- From: Keith Moore <moore@cs.utk.edu>
- Date: Sat, 1 Apr 2000 19:29:39 -0500 (EST)
- To: Stephanos Piperoglou <stephanos@webreference.com>
- cc: "James P. Salsman" <bovik@best.com>, Harald@Alvestrand.no, ietf@ietf.org, www-forms@w3.org, www-html@w3.org
> Last time I checked, IANA, and not the IETF, controls the definitions > of Media Types. yes, but IANA follows IETF rules in assignment and updating of media types. > The entry for text/html [1] says, simply "See RFC > 1866". And RFC 1866 [2] is a more or less verbatim copy of the HTML > 2.0 Specification (which I couldn't find on w3.org, not that I spent > all that long looking). If it's so important to you that this changes, > I'd suggest you first get working at making this point to HTML 4.01 or > even (shock horror) XHTML 1.0. You can work out extensions later on. This is already in the process of being changed - see draft-connolly-text-html-02.txt for the latest version.

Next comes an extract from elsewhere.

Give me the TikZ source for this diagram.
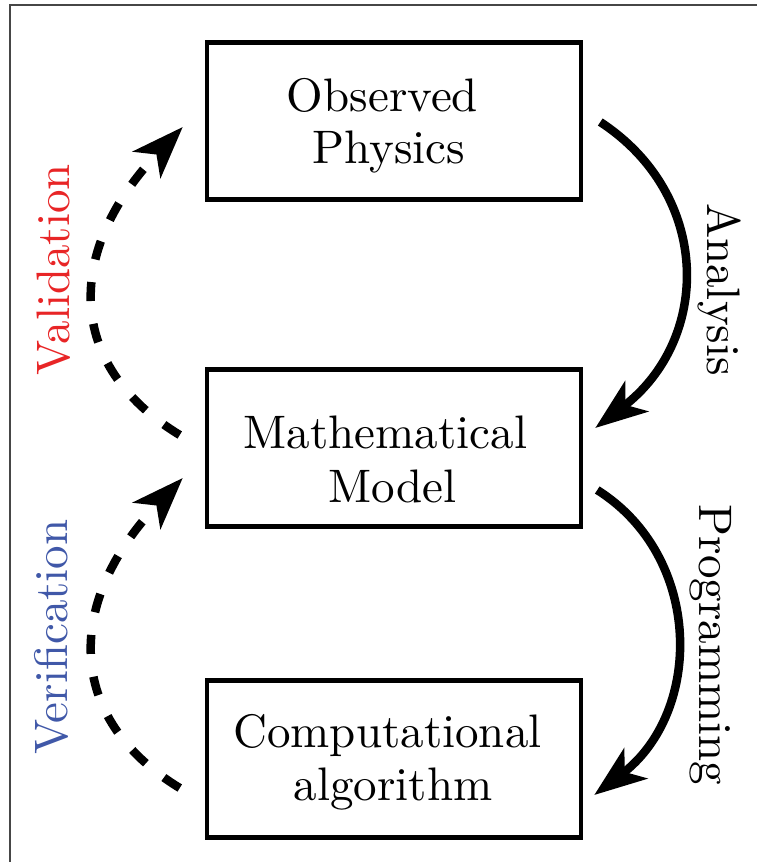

IIRC this is ready for IESG ballot (though it might already be in the RFC Editor queue) I presume that IANA will update the text/html registration once this document is published as an RFC. Keith p.s. As for updating this along the lines that Mr. Salsman suggests - the problem as I see it is that Mr. Salsman has not been able to obtain much community support, much less consensus, for his idea. I am not so sure that it's a fundamentally bad idea, but perhaps it needs tweaking in order to gain widespread support. Or perhaps it's just not high enough on anyone's priority list except Mr. Salsman's. Regardless, it needs a great deal more support than Mr. Salsman's to be approved, and neither does such support seem to be forthcoming from the IETF list members. Note that since IETF does acknowledge W3C as the "owner" of the HTML specifications, IESG is extremely unlikely to approve a version of a text/html media type registration without prior W3C approval of that registration.